→ What is needed: Quote the listing in full, exactly as given, minus any pictures.

----

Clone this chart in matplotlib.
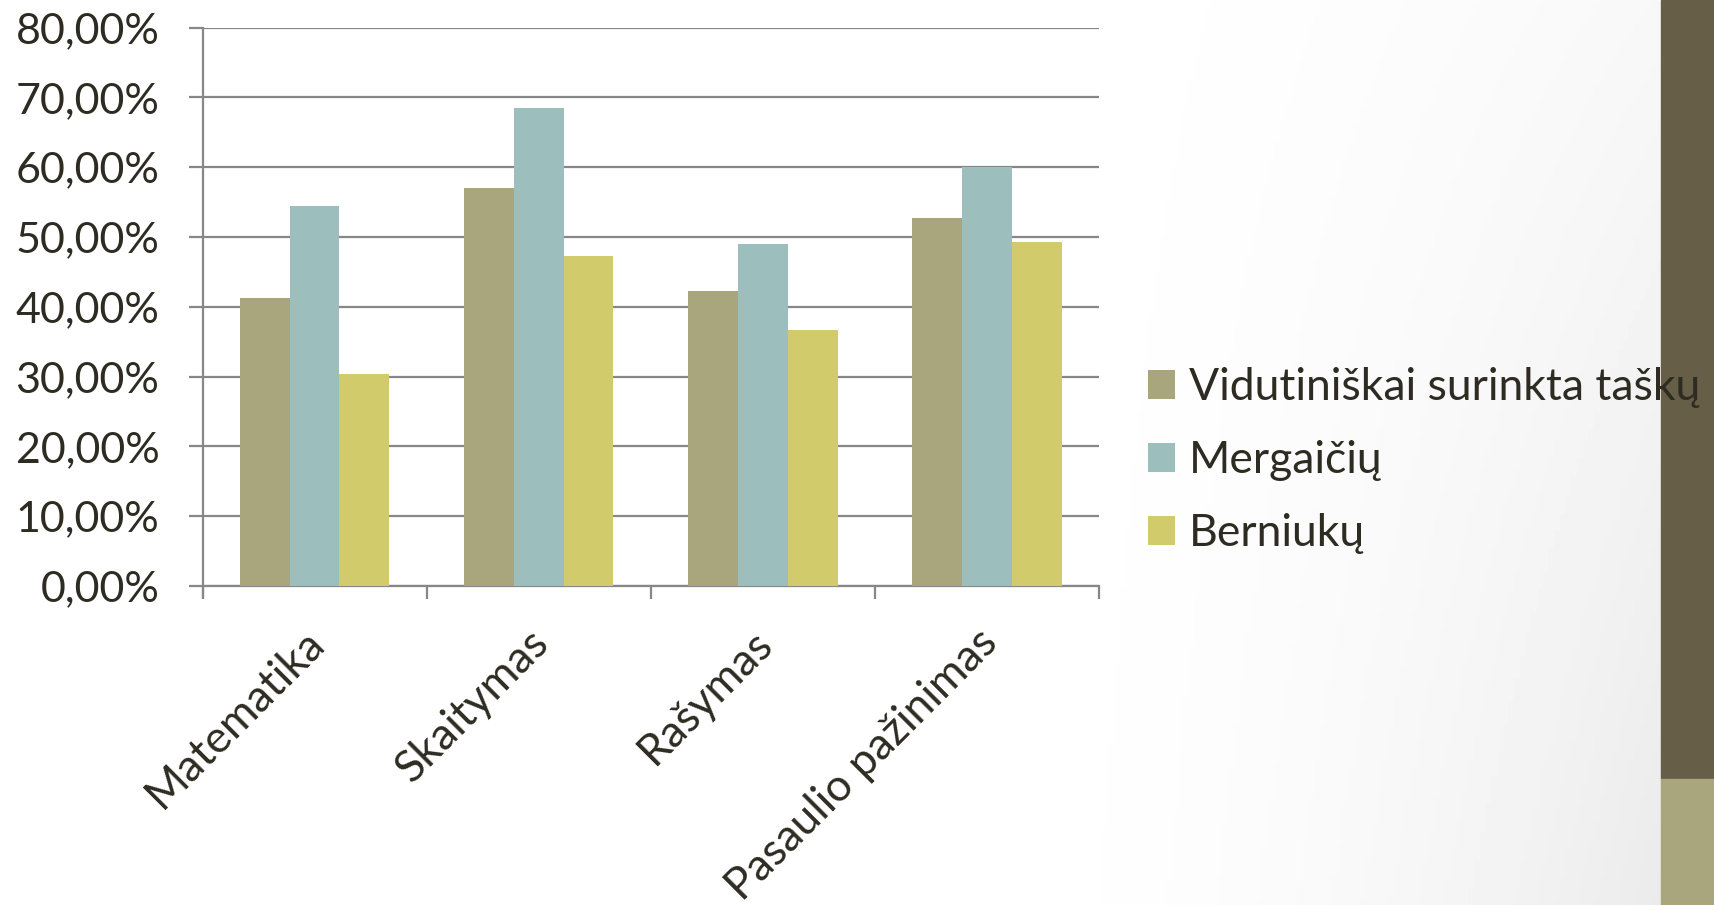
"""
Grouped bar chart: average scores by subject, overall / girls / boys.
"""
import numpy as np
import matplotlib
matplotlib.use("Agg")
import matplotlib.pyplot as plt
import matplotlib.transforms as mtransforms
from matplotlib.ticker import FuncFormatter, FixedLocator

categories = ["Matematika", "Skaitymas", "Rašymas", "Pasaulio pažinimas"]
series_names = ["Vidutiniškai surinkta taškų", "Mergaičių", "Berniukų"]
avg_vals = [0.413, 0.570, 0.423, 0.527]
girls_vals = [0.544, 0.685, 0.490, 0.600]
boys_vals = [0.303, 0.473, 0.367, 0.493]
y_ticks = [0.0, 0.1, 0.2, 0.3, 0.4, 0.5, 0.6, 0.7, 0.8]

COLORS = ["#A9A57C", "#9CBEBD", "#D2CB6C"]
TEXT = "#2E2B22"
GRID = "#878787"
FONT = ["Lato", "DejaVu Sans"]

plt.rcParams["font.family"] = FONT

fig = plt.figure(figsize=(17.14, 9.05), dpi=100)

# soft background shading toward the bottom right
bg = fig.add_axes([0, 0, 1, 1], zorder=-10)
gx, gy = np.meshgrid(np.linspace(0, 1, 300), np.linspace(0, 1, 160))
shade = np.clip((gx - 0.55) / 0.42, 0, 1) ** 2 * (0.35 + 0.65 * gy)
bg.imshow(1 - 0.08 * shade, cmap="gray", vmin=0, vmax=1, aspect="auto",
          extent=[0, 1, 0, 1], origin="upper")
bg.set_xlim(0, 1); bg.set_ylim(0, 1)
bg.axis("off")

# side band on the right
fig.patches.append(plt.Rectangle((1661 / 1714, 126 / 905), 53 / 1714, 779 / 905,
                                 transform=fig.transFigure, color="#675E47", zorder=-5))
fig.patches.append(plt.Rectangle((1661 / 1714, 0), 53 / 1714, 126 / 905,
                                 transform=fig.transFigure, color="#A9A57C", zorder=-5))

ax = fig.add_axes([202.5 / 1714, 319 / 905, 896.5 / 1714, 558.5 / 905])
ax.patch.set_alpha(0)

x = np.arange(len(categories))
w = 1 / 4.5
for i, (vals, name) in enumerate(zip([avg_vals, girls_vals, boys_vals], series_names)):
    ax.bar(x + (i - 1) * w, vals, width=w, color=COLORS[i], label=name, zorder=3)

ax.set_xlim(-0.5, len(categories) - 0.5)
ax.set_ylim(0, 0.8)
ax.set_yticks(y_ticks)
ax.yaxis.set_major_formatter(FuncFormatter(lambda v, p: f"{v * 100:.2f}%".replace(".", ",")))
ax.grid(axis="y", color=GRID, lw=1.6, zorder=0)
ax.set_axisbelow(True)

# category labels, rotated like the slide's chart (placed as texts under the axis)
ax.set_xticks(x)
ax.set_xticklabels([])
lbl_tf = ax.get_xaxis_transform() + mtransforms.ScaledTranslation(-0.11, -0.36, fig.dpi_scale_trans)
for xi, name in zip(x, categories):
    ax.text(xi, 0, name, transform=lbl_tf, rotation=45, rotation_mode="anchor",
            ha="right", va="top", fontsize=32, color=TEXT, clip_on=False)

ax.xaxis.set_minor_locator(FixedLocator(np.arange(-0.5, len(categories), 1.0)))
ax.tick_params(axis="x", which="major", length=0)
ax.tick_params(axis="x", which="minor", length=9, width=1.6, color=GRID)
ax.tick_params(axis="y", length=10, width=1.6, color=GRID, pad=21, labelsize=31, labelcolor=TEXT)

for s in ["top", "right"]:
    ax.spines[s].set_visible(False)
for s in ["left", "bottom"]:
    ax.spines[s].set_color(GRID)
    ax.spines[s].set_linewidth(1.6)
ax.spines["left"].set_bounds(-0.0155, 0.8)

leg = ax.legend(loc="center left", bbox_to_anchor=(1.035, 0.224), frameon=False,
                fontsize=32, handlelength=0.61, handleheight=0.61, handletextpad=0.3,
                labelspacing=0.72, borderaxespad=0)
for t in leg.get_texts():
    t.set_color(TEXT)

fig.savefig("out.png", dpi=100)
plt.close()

----

→ Correct answer:
Clone this chart in matplotlib.
"""
Grouped bar chart: average scores by subject, overall / girls / boys.
"""
import numpy as np
import matplotlib
matplotlib.use("Agg")
import matplotlib.pyplot as plt
import matplotlib.transforms as mtransforms
from matplotlib.ticker import FuncFormatter, FixedLocator

categories = ["Matematika", "Skaitymas", "Rašymas", "Pasaulio pažinimas"]
series_names = ["Vidutiniškai surinkta taškų", "Mergaičių", "Berniukų"]
avg_vals = [0.413, 0.570, 0.423, 0.527]
girls_vals = [0.544, 0.685, 0.490, 0.600]
boys_vals = [0.303, 0.473, 0.367, 0.493]
y_ticks = [0.0, 0.1, 0.2, 0.3, 0.4, 0.5, 0.6, 0.7, 0.8]

COLORS = ["#A9A57C", "#9CBEBD", "#D2CB6C"]
TEXT = "#2E2B22"
GRID = "#878787"
FONT = ["Lato", "DejaVu Sans"]

plt.rcParams["font.family"] = FONT

fig = plt.figure(figsize=(17.14, 9.05), dpi=100)

# soft background shading toward the bottom right
bg = fig.add_axes([0, 0, 1, 1], zorder=-10)
gx, gy = np.meshgrid(np.linspace(0, 1, 300), np.linspace(0, 1, 160))
shade = np.clip((gx - 0.55) / 0.42, 0, 1) ** 2 * (0.35 + 0.65 * gy)
bg.imshow(1 - 0.08 * shade, cmap="gray", vmin=0, vmax=1, aspect="auto",
          extent=[0, 1, 0, 1], origin="upper")
bg.set_xlim(0, 1); bg.set_ylim(0, 1)
bg.axis("off")

# side band on the right
fig.patches.append(plt.Rectangle((1661 / 1714, 126 / 905), 53 / 1714, 779 / 905,
                                 transform=fig.transFigure, color="#675E47", zorder=-5))
fig.patches.append(plt.Rectangle((1661 / 1714, 0), 53 / 1714, 126 / 905,
                                 transform=fig.transFigure, color="#A9A57C", zorder=-5))

ax = fig.add_axes([202.5 / 1714, 319 / 905, 896.5 / 1714, 558.5 / 905])
ax.patch.set_alpha(0)

x = np.arange(len(categories))
w = 1 / 4.5
for i, (vals, name) in enumerate(zip([avg_vals, girls_vals, boys_vals], series_names)):
    ax.bar(x + (i - 1) * w, vals, width=w, color=COLORS[i], label=name, zorder=3)

ax.set_xlim(-0.5, len(categories) - 0.5)
ax.set_ylim(0, 0.8)
ax.set_yticks(y_ticks)
ax.yaxis.set_major_formatter(FuncFormatter(lambda v, p: f"{v * 100:.2f}%".replace(".", ",")))
ax.grid(axis="y", color=GRID, lw=1.6, zorder=0)
ax.set_axisbelow(True)

# category labels, rotated like the slide's chart (placed as texts under the axis)
ax.set_xticks(x)
ax.set_xticklabels([])
lbl_tf = ax.get_xaxis_transform() + mtransforms.ScaledTranslation(-0.11, -0.36, fig.dpi_scale_trans)
for xi, name in zip(x, categories):
    ax.text(xi, 0, name, transform=lbl_tf, rotation=45, rotation_mode="anchor",
            ha="right", va="top", fontsize=32, color=TEXT, clip_on=False)

ax.xaxis.set_minor_locator(FixedLocator(np.arange(-0.5, len(categories), 1.0)))
ax.tick_params(axis="x", which="major", length=0)
ax.tick_params(axis="x", which="minor", length=9, width=1.6, color=GRID)
ax.tick_params(axis="y", length=10, width=1.6, color=GRID, pad=21, labelsize=31, labelcolor=TEXT)

for s in ["top", "right"]:
    ax.spines[s].set_visible(False)
for s in ["left", "bottom"]:
    ax.spines[s].set_color(GRID)
    ax.spines[s].set_linewidth(1.6)
ax.spines["left"].set_bounds(-0.0155, 0.8)

leg = ax.legend(loc="center left", bbox_to_anchor=(1.035, 0.224), frameon=False,
                fontsize=32, handlelength=0.61, handleheight=0.61, handletextpad=0.3,
                labelspacing=0.72, borderaxespad=0)
for t in leg.get_texts():
    t.set_color(TEXT)

fig.savefig("out.png", dpi=100)
plt.close()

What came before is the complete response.